* [GOAL OF THE EXERCISE]: Exclude images, then output the remaining data verbatim.

* [SOURCE MATERIAL]:

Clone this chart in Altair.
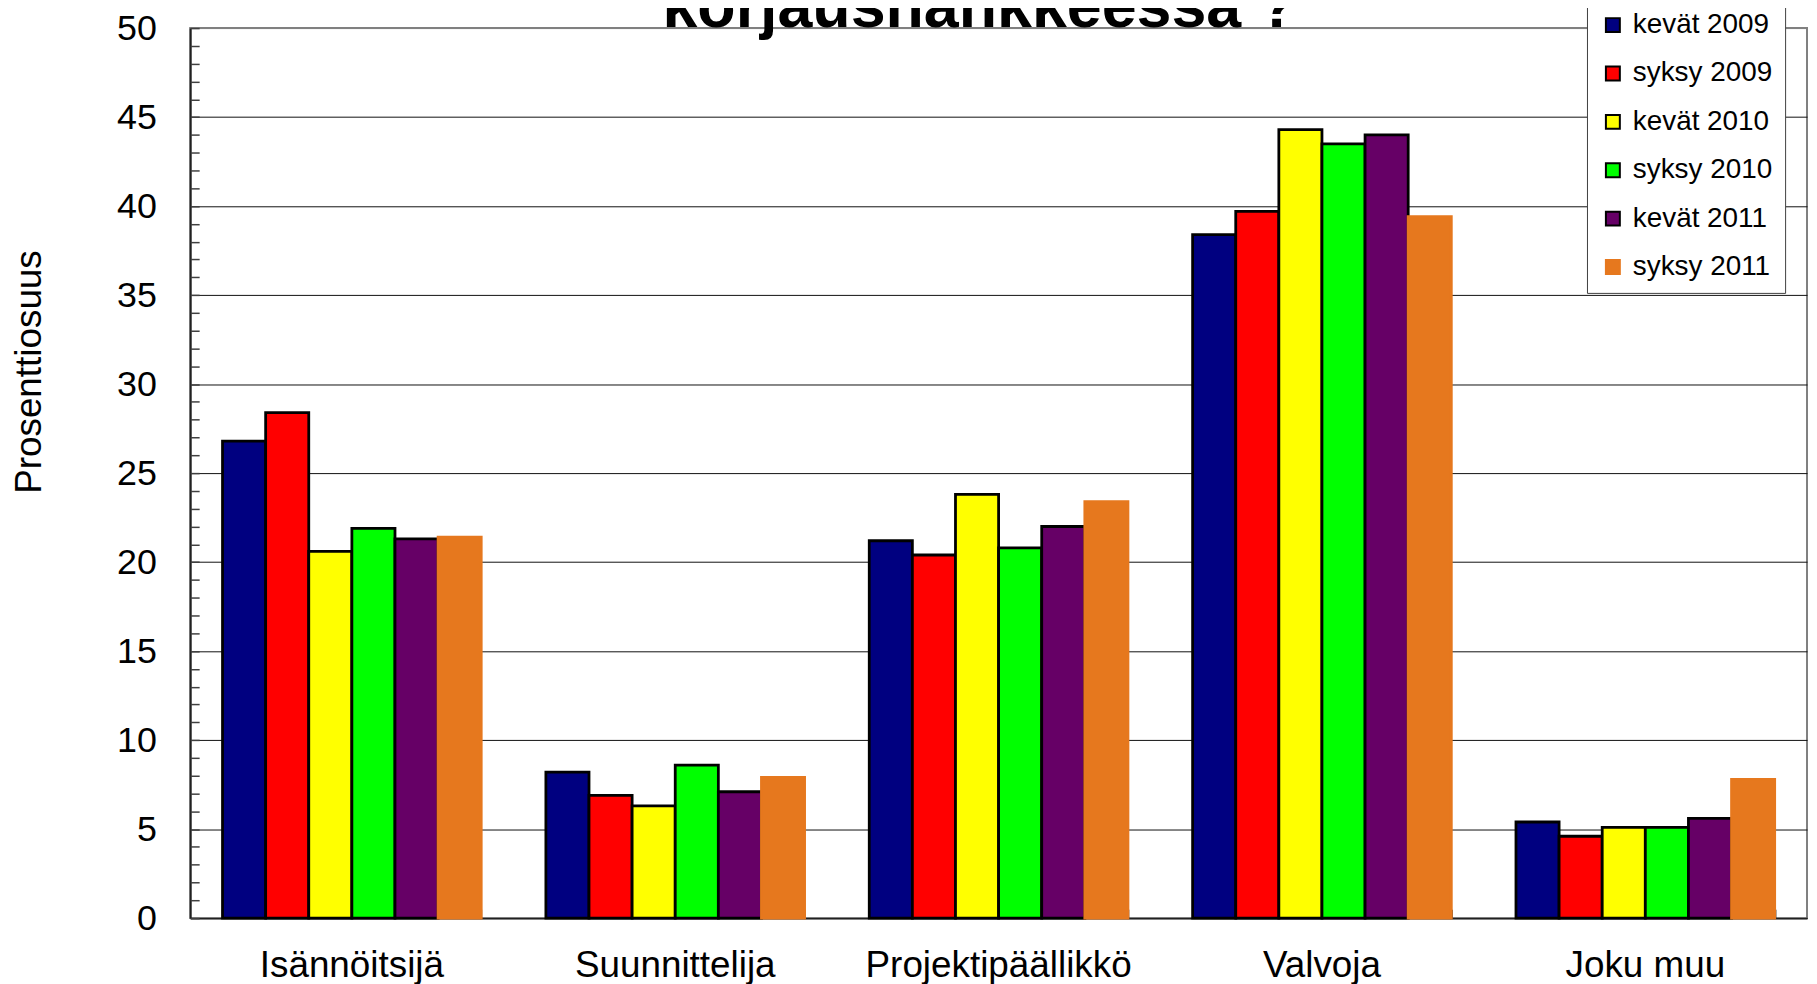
import altair as alt
import pandas as pd

F = "Liberation Sans"

title_text = ["korjaushankkeessa ?"]
categories = ["Isännöitsijä", "Suunnittelija", "Projektipäällikkö", "Valvoja", "Joku muu"]
series = ["kevät 2009", "syksy 2009", "kevät 2010", "syksy 2010", "kevät 2011", "syksy 2011"]
fill_colors = ["#000080", "#FF0000", "#FFFF00", "#00FF00", "#660066", "#E6781E"]
stroke_colors = ["#000000", "#000000", "#000000", "#000000", "#000000", "#E6781E"]

kevat_2009 = [26.8, 8.2, 21.2, 38.4, 5.4]
syksy_2009 = [28.4, 6.9, 20.4, 39.7, 4.6]
kevat_2010 = [20.6, 6.3, 23.8, 44.3, 5.1]
syksy_2010 = [21.9, 8.6, 20.8, 43.5, 5.1]
kevat_2011 = [21.3, 7.1, 22.0, 44.0, 5.6]
syksy_2011 = [21.4, 7.9, 23.4, 39.4, 7.8]

y_ticks = [0, 5, 10, 15, 20, 25, 30, 35, 40, 45, 50]
y_minor = list(range(0, 51))

series_values = [kevat_2009, syksy_2009, kevat_2010, syksy_2010, kevat_2011, syksy_2011]
rows = []
for s, vals in zip(series, series_values):
    for c, v in zip(categories, vals):
        rows.append({"category": c, "series": s, "value": v})
df = pd.DataFrame(rows)

W, H = 1624, 894

legend = alt.Legend(
    title=None, orient="none", legendX=1403, legendY=-29,
    labelFontSize=28, labelFont=F, labelColor="black", labelLimit=400,
    symbolType="square", symbolSize=196, symbolStrokeWidth=2,
    labelOffset=6, rowPadding=20.6, padding=12,
    fillColor="white", strokeColor="#404040",
)

base = alt.Chart(df)

bars = base.mark_bar(strokeWidth=2.8).encode(
    x=alt.X("category:N", sort=categories,
            scale=alt.Scale(paddingInner=0.2, paddingOuter=0.1),
            axis=alt.Axis(title=None, labelFontSize=37, labelFont=F, labelColor="black",
                          labelPadding=59, labelBaseline="alphabetic", labelAngle=0,
                          labelLimit=1000,
                          ticks=False, domainColor="#202020", domainWidth=2, grid=False)),
    xOffset=alt.XOffset("series:N", sort=series,
                        scale=alt.Scale(paddingInner=0, paddingOuter=0)),
    y=alt.Y("value:Q", scale=alt.Scale(domain=[0, 50], nice=False),
            axis=alt.Axis(values=y_ticks, title="Prosenttiosuus", titleFont=F, titleFontSize=37,
                          titleFontWeight="normal", titleColor="black", titleAngle=270,
                          titleAlign="center", titleBaseline="middle", titleX=-161, titleY=345,
                          labelFont=F, labelFontSize=36, labelColor="black", labelPadding=34,
                          ticks=False, domainColor="#202020", domainWidth=2,
                          grid=True, gridWidth=1,
                          gridColor={"condition": {"test": "datum.value >= 50", "value": "#808080"},
                                     "value": "#101010"})),
    fill=alt.Fill("series:N", sort=series,
                  scale=alt.Scale(domain=series, range=fill_colors), legend=legend),
    stroke=alt.Stroke("series:N", sort=series,
                      scale=alt.Scale(domain=series, range=stroke_colors), legend=legend),
)

minor = base.mark_bar(opacity=0).encode(
    x=alt.X("category:N", sort=categories,
            axis=alt.Axis(orient="top", offset=-H, title=None, labels=False, domain=False,
                          ticks=True, tickBand="extent", tickSize=9, tickColor="#303030",
                          tickWidth=1.5, grid=False)),
    xOffset=alt.XOffset("series:N", sort=series),
    y=alt.Y("value:Q",
            axis=alt.Axis(orient="right", offset=-W, values=y_minor, title=None, labels=False,
                          domain=False, grid=False, ticks=True, tickSize=9,
                          tickColor="#404040", tickWidth=1.5)),
)

title = alt.Chart(pd.DataFrame({"t": title_text})).mark_text(
    font=F, fontSize=63, fontWeight="bold", color="black",
    align="center", baseline="alphabetic",
).encode(text="t:N", x=alt.value(793), y=alt.value(-1))

chart = alt.layer(bars, minor, title).resolve_axis(x="independent", y="independent").properties(
    width=W, height=H,
    autosize=alt.AutoSizeParams(type="none"),
    padding={"left": 183, "top": 18, "right": 2, "bottom": 64},
    background="white",
).configure_view(stroke="#808080", strokeWidth=2)

chart.save("out.html", embed_options={"renderer": "svg", "actions": False})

* [SOLUTION TO THE PROBLEM]:
Clone this chart in Altair.
import altair as alt
import pandas as pd

F = "Liberation Sans"

title_text = ["korjaushankkeessa ?"]
categories = ["Isännöitsijä", "Suunnittelija", "Projektipäällikkö", "Valvoja", "Joku muu"]
series = ["kevät 2009", "syksy 2009", "kevät 2010", "syksy 2010", "kevät 2011", "syksy 2011"]
fill_colors = ["#000080", "#FF0000", "#FFFF00", "#00FF00", "#660066", "#E6781E"]
stroke_colors = ["#000000", "#000000", "#000000", "#000000", "#000000", "#E6781E"]

kevat_2009 = [26.8, 8.2, 21.2, 38.4, 5.4]
syksy_2009 = [28.4, 6.9, 20.4, 39.7, 4.6]
kevat_2010 = [20.6, 6.3, 23.8, 44.3, 5.1]
syksy_2010 = [21.9, 8.6, 20.8, 43.5, 5.1]
kevat_2011 = [21.3, 7.1, 22.0, 44.0, 5.6]
syksy_2011 = [21.4, 7.9, 23.4, 39.4, 7.8]

y_ticks = [0, 5, 10, 15, 20, 25, 30, 35, 40, 45, 50]
y_minor = list(range(0, 51))

series_values = [kevat_2009, syksy_2009, kevat_2010, syksy_2010, kevat_2011, syksy_2011]
rows = []
for s, vals in zip(series, series_values):
    for c, v in zip(categories, vals):
        rows.append({"category": c, "series": s, "value": v})
df = pd.DataFrame(rows)

W, H = 1624, 894

legend = alt.Legend(
    title=None, orient="none", legendX=1403, legendY=-29,
    labelFontSize=28, labelFont=F, labelColor="black", labelLimit=400,
    symbolType="square", symbolSize=196, symbolStrokeWidth=2,
    labelOffset=6, rowPadding=20.6, padding=12,
    fillColor="white", strokeColor="#404040",
)

base = alt.Chart(df)

bars = base.mark_bar(strokeWidth=2.8).encode(
    x=alt.X("category:N", sort=categories,
            scale=alt.Scale(paddingInner=0.2, paddingOuter=0.1),
            axis=alt.Axis(title=None, labelFontSize=37, labelFont=F, labelColor="black",
                          labelPadding=59, labelBaseline="alphabetic", labelAngle=0,
                          labelLimit=1000,
                          ticks=False, domainColor="#202020", domainWidth=2, grid=False)),
    xOffset=alt.XOffset("series:N", sort=series,
                        scale=alt.Scale(paddingInner=0, paddingOuter=0)),
    y=alt.Y("value:Q", scale=alt.Scale(domain=[0, 50], nice=False),
            axis=alt.Axis(values=y_ticks, title="Prosenttiosuus", titleFont=F, titleFontSize=37,
                          titleFontWeight="normal", titleColor="black", titleAngle=270,
                          titleAlign="center", titleBaseline="middle", titleX=-161, titleY=345,
                          labelFont=F, labelFontSize=36, labelColor="black", labelPadding=34,
                          ticks=False, domainColor="#202020", domainWidth=2,
                          grid=True, gridWidth=1,
                          gridColor={"condition": {"test": "datum.value >= 50", "value": "#808080"},
                                     "value": "#101010"})),
    fill=alt.Fill("series:N", sort=series,
                  scale=alt.Scale(domain=series, range=fill_colors), legend=legend),
    stroke=alt.Stroke("series:N", sort=series,
                      scale=alt.Scale(domain=series, range=stroke_colors), legend=legend),
)

minor = base.mark_bar(opacity=0).encode(
    x=alt.X("category:N", sort=categories,
            axis=alt.Axis(orient="top", offset=-H, title=None, labels=False, domain=False,
                          ticks=True, tickBand="extent", tickSize=9, tickColor="#303030",
                          tickWidth=1.5, grid=False)),
    xOffset=alt.XOffset("series:N", sort=series),
    y=alt.Y("value:Q",
            axis=alt.Axis(orient="right", offset=-W, values=y_minor, title=None, labels=False,
                          domain=False, grid=False, ticks=True, tickSize=9,
                          tickColor="#404040", tickWidth=1.5)),
)

title = alt.Chart(pd.DataFrame({"t": title_text})).mark_text(
    font=F, fontSize=63, fontWeight="bold", color="black",
    align="center", baseline="alphabetic",
).encode(text="t:N", x=alt.value(793), y=alt.value(-1))

chart = alt.layer(bars, minor, title).resolve_axis(x="independent", y="independent").properties(
    width=W, height=H,
    autosize=alt.AutoSizeParams(type="none"),
    padding={"left": 183, "top": 18, "right": 2, "bottom": 64},
    background="white",
).configure_view(stroke="#808080", strokeWidth=2)

chart.save("out.html", embed_options={"renderer": "svg", "actions": False})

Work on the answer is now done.